# The Fun of Rebuilding...........



## Bob Wright (May 10, 2006)

The old Super Blackhawk I recently acquired is in the transition state, from what it is to what I want it to be. I had a Blackhawk hammer on hand, and from Dave Clements I have a wide smooth trigger coming. And, as posted, I found a trigger spring among my parts cache.

The original ejector housing is aluminum, of course, and the barrel is the early studded type. So, ordered a blue steel one from Brownells, from MK Technologies. The blamed thing was too long, so ordered a replacement. It, too, was too long. So, I trimmed it down to fit, only to find it would not draw down snug to the barrel. More fitting to turn down the tendon and make it fit. Then, after this, it does not match the frame contour of the gun. Bad mismatch.

Then I called Brownells about my problem. "Send it back," They said. No problem, even after what I'd don to it.

So, now a new one, from Story, is en route.

I'll keep y'all posted.

Bob Wright


----------



## Bob Wright (May 10, 2006)

And, it arrived last Saturday and promptly went on the gun. Very good fit with no fitting involved. Just remove the old one and replace it with this one.

Dealing with Brownells is a pleasure.
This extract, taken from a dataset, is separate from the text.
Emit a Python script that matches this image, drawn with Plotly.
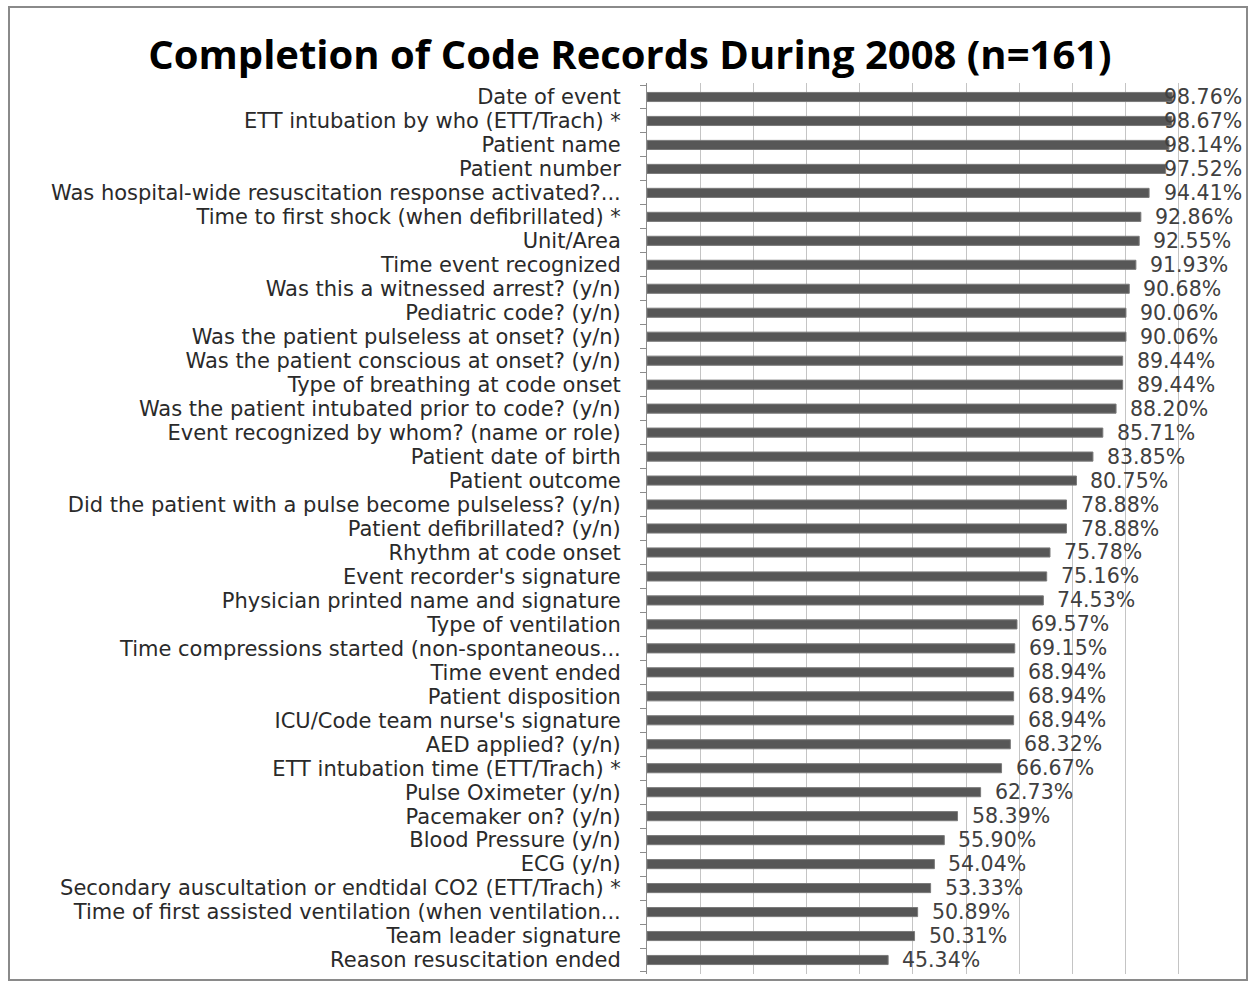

I like the way they do business.

Bob Wright


----------



## Baldy (Jun 21, 2006)

I know a lot of good people who have nothing but good things to say about Brownells. I have had good luck with them.


----------



## Bob Wright (May 10, 2006)

To continue the saga of this old Super Blackhawk, its a 1967 vintage three screw, unconverted. The trigger spring has been shortened too much to suit me, making trigger return slow.

I have on hand a standard Blackhawk hammer, which I prefer. I have a wide smooth trigger coming from Dave Clements, and a couple of new trigger springs and plungers arrived yesterday.

The front sight is too short, sighting in left me about 1" high at fifty feet with the rear sight bottomed out. I've contacted my gunsmith about this. The rear sight is an aluminum factory sight, so I'm planning either a Gary Reeder or Millett steel rear sight.

Bob Wright


----------



## czguner (Oct 5, 2006)

Sounds fun!
I love tearing into guns!
If you can, maybe post some pics...definately before/after style!


----------



## Bob Wright (May 10, 2006)

Well, this is before:










The gun originally had fake pearl grips. I had an old pair of factory grips as I couldn't bear to photograph the gun with those old pearl things.

"After" is still pending.

Bob Wright


----------



## Bob Wright (May 10, 2006)

*And further.............*

I talked with my gunsmith yesterday. He told me he has the frame back from Doug Turnbull, and also has mounted the new front sight. But the solder had flowed out too much under the base and didn't blue as well as he had hoped. So he is cleaning up that and will re-blue it. Should have the gun re-assembled next week. I have already alerted CaryC (gripmaker Cary Chapman) that I wilol soon contact him for grips. Plan on using walnut.

Bob Wright


----------